2) Immigration was a defining event at the turn of the century. Throughout American Variety Stage, 1870-1920, items refer to the different ethnic groups. The collection can help students understand events in the history of immigration. Students can use these playscripts and films as a jumping off point to explore who was coming to the U.S. and when.

Search on Irish, Italian, German, English, and Russian. For example, search on German to find these song lyrics in The Man from Germany.

Immigration in American Memory, a Presentation of the Teachers Page, highlights items in the American Memory collections which tell the story of newcomers to the United States throughout the country's history.

Ven I goes from de beerhouse,
I meet a little lady, don't you know,
She says to me "Hello Hans Pumpernickel"
Come mit and let us go
To a caffe on the Broadway,
Dot is the place where you can blow
De pipe you brought from Schermany
And also your Scherman dough.

Ve vill have some sport,
Ven you follow my advice,
And go vit me
I vill take you all over
Some funny tings you vill see
You will see tings dot vill set you crazy
Tings you can only see in New York
You shall see Sapho ven you have lots of dough
So come on and be a sport.

The Man from Germany, 1900, p. 5, (image 4)

Historical Comprehension

The Brazilians treated me beautifully.
They thought I was the greatest man on
earth. They don't read the newspapers.
Down there I was greeted everywhere by my first
name. You know Theodore -- in Spanish is pronounced --
Toreador -- means -- a bull thrower.
I shall never forget my first night in Brazil.
We camped in a magnificent lemon grove.
It was a superb sight.
There I stood -- surrounded by nothing but lemons --
tears came to my eyes -- I felt as if I was back in the
Republican party again.
I was so disconcerted that I fell down -- and hurt
my leg -- I was rather alarmed -- as I thought I would never
be able to

My Policies, 1915, p. 3, (image 5)

The items in the collection point to historical issues of the day.
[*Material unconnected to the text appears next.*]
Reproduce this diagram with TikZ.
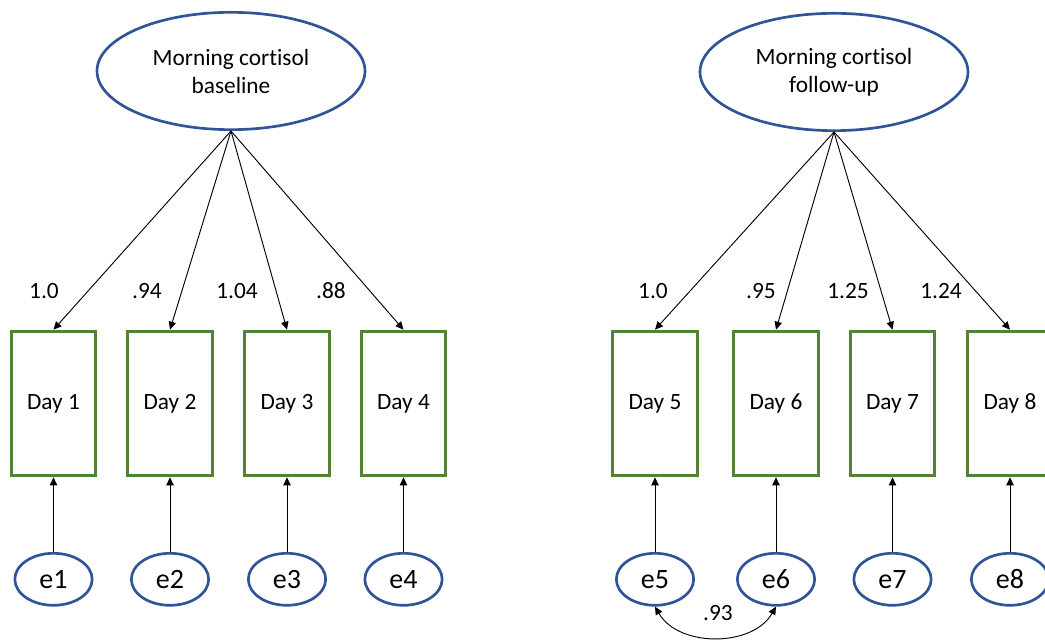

Using word play and puns, the playscripts refer indirectly to a wide variety of political and social topics. Students can investigate these references to find out more about the period.

For example, by searching on politics students will find the monologue My Policies, performed by an actor playing the part of Theodore Roosevelt. Look for historical references in the text, such as Roosevelt's trip to Brazil and his desire to run again for the presidency.

Historical Analysis and Interpretation

In American Variety Stage, 1870-1920, different values and themes are explored, often in caricature and excess. Most playscripts provide monologue or dialogue, often from characters that are representative of social types - either by ethnicity, social class, or occupation. For example, in the playscript Twenty Minutes at Coffee Dan's, students will find in the cast of characters College Boy, Old Man, and Shop Girl. In the course of the play, Shop Girl and College Boy meet, fall in love, and marry, much to the chagrin of the Old Man, who is College Boy's father. Shop Girl, speaking to the Old Man, defends the marriage:

Shop girl

Let him make his own decision. What right have you to try and separate
us. I may not be a society girl but I'm a good girl. My family, though
poor, are as good as your own. I may not dress as well as your society
ladies, but I have to earn my clothes, and I will have you to know that
clean rags on a good woman is a medal of honor.

Twenty Minutes at Coffee Dan's, 1916, p.8, (image 10)

Search on class distinctions to find this and other playscripts dealing with issues of class and social status.

Historical Research Capabilities

The materials in the collection can help students formulate questions that lead to further research. For example, students can extract clues from the playscripts, such as a topical references, ethnic vocabulary words, or cultural practices, and then investigate these themes in other sources.

For example, advertisements in the playbills contain a wealth of information on material culture of the day. These advertisements can be used as a springboard for further research.

Students can browse the Title List for Theater Playbills and Programs, select a playbill, and view the pages. The playbill for The Supreme Monarch of Conjurors, Herrmann the Great advertises a variety of goods including "The Popular S.C. Corsets." Students might answer questions including, What is a corset? Who used them? Why?